# START OF DATASET EXCERPTS

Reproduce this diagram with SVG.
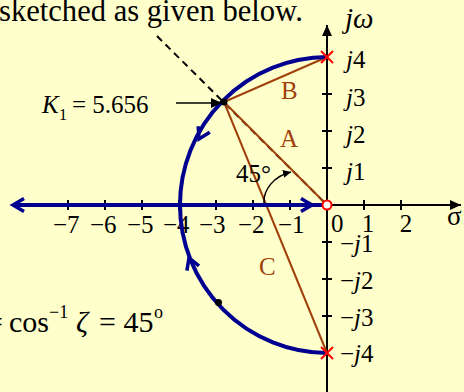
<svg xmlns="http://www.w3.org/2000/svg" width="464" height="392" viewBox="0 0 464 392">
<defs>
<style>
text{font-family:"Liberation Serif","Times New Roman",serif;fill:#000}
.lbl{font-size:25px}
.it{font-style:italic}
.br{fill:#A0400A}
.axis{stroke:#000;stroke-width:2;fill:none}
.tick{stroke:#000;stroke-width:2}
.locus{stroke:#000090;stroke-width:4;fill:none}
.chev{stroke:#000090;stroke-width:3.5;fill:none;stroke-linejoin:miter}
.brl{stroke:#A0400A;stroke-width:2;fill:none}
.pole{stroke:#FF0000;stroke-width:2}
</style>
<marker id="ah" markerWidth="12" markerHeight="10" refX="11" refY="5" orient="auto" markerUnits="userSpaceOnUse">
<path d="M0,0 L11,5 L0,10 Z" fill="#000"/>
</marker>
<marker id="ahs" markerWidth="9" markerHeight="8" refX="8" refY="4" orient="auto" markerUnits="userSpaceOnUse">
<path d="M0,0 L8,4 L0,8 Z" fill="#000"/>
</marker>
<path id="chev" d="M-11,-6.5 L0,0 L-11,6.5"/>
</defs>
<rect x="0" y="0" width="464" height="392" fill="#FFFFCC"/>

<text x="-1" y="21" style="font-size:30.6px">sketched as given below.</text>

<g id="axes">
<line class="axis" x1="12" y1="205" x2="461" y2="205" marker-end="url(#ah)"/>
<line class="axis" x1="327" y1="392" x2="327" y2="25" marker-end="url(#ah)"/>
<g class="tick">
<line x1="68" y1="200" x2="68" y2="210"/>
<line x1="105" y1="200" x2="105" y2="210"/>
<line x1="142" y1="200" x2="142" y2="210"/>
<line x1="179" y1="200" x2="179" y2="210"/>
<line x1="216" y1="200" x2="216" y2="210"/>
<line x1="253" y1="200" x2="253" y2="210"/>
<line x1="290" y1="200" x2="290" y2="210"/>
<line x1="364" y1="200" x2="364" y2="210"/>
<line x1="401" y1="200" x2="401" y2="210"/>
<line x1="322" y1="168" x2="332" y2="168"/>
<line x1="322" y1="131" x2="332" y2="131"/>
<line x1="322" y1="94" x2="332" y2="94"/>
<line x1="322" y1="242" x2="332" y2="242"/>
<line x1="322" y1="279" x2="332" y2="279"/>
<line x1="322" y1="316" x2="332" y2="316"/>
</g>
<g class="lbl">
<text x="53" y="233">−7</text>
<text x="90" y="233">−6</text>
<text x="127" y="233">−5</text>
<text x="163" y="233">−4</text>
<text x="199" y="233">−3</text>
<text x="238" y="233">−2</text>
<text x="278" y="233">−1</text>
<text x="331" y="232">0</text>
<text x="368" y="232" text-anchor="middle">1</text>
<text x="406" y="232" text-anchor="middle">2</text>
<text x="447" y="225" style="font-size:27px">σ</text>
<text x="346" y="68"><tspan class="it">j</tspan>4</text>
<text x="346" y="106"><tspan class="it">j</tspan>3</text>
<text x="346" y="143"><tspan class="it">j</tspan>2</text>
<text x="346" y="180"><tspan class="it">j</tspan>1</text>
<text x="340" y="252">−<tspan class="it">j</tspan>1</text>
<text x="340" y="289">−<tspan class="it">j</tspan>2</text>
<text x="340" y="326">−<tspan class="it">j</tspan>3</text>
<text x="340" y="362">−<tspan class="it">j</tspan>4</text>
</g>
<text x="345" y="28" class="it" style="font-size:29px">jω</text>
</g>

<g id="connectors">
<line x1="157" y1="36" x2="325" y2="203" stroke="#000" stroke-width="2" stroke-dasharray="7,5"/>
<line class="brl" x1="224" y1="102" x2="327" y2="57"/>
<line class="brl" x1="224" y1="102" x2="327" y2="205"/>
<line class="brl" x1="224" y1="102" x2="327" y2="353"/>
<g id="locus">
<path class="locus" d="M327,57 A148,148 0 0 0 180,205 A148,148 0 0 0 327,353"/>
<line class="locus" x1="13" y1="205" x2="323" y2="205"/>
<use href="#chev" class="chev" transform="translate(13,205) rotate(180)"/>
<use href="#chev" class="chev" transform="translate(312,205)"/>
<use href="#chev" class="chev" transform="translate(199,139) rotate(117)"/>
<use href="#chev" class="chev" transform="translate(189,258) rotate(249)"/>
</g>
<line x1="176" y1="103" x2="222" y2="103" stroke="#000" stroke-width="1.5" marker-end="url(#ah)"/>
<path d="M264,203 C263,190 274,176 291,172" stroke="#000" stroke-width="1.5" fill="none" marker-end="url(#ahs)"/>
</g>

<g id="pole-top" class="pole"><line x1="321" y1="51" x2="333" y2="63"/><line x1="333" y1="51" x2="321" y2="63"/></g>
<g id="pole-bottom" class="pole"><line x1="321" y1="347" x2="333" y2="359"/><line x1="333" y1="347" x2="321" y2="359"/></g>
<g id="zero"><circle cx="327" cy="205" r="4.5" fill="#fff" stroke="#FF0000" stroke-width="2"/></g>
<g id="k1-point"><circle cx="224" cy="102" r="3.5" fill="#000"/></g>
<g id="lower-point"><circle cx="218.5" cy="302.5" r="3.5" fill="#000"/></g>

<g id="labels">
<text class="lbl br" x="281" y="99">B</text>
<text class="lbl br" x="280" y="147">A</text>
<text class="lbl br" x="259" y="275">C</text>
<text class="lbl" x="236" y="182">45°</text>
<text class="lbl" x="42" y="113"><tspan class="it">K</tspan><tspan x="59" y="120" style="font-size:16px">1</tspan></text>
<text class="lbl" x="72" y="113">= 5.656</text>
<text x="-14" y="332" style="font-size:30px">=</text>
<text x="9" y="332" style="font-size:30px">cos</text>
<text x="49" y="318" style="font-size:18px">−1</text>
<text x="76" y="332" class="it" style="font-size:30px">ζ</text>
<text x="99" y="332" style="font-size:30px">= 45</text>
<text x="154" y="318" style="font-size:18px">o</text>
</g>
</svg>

# END OF DATASET EXCERPTS
# START OF DATASET EXCERPTS

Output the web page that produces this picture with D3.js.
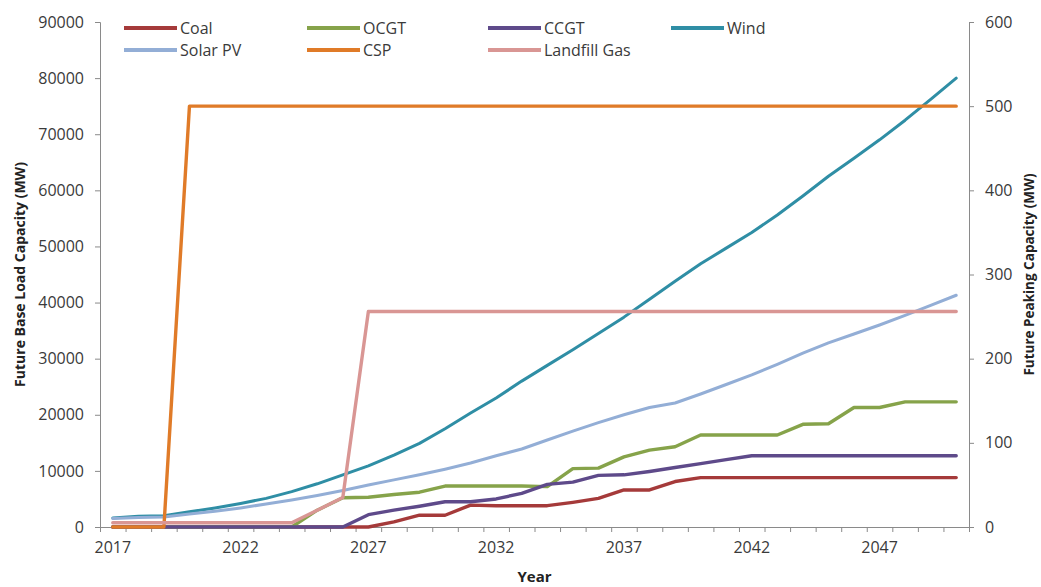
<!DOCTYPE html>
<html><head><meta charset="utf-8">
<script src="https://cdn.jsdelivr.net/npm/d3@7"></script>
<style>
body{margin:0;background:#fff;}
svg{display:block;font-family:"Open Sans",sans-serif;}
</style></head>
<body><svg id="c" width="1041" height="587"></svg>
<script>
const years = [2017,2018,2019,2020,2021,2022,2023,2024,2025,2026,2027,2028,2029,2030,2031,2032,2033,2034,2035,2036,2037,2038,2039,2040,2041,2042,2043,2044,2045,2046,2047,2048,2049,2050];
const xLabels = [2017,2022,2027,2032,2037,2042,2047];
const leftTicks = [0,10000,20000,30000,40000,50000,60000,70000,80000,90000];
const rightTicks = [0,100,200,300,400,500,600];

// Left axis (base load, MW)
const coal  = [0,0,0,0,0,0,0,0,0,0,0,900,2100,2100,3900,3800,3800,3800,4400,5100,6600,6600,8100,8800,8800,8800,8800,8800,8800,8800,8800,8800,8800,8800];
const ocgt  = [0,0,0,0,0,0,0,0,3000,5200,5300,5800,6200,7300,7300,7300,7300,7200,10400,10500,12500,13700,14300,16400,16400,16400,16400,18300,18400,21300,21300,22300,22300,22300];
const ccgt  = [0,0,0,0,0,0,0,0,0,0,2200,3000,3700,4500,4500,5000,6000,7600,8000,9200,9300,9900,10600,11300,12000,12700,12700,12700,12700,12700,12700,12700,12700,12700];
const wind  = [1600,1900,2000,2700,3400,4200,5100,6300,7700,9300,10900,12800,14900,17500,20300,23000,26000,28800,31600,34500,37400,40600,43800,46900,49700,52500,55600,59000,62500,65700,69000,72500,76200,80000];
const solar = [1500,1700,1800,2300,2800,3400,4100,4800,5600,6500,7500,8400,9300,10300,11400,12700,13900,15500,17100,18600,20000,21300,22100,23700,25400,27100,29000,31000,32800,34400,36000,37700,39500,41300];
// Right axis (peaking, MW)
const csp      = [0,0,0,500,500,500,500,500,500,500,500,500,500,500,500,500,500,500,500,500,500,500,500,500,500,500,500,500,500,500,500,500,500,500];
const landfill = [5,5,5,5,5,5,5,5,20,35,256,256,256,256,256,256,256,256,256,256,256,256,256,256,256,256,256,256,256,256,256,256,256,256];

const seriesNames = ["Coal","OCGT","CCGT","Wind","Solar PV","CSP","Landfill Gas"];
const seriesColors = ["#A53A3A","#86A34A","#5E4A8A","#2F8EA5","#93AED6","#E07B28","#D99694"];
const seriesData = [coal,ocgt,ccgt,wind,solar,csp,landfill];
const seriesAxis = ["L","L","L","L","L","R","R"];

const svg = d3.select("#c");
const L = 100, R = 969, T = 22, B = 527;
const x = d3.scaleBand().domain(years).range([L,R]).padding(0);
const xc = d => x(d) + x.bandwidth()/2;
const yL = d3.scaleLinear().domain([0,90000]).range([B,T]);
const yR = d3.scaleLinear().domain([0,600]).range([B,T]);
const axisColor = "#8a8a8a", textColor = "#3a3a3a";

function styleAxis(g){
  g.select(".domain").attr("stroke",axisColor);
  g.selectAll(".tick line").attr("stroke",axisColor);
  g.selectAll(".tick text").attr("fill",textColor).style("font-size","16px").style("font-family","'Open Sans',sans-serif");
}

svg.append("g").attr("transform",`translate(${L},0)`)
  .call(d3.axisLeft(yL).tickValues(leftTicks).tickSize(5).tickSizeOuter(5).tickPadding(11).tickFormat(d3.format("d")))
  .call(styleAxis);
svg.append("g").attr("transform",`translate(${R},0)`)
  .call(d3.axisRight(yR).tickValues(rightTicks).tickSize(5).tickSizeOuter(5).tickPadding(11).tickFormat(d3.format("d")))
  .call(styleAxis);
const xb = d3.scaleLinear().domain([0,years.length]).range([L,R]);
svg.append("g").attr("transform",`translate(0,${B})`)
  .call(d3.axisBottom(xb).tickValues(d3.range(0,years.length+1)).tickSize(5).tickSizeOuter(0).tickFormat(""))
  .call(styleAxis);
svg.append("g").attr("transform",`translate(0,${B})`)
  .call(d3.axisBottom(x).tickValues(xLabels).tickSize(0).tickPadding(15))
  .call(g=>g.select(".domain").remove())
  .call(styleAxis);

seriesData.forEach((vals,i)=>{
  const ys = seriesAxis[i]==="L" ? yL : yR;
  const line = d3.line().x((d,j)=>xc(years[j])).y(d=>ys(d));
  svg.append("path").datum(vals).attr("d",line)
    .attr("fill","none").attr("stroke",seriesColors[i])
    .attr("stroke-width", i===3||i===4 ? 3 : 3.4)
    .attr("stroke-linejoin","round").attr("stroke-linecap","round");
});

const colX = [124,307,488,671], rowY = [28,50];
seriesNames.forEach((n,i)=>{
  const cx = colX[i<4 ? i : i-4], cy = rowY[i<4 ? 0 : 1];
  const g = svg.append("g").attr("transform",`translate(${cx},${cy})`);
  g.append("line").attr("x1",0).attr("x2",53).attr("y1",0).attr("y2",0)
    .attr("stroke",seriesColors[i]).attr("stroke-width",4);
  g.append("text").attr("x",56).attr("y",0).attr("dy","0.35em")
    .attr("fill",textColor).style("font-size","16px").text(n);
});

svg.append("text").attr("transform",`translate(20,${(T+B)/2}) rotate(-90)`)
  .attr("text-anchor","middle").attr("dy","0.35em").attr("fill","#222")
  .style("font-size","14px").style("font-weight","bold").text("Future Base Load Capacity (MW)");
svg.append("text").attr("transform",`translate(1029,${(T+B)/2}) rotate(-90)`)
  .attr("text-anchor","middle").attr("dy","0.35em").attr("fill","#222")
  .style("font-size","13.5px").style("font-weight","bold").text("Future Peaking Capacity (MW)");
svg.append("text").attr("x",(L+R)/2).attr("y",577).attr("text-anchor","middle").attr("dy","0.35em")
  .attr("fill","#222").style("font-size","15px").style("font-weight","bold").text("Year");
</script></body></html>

# END OF DATASET EXCERPTS

* DESCRIPTION OF THE TASK:
What is the number of lines in the listing above that contain the string "with"? Give only the number.

* OUTPUT FOR THIS TASK:
2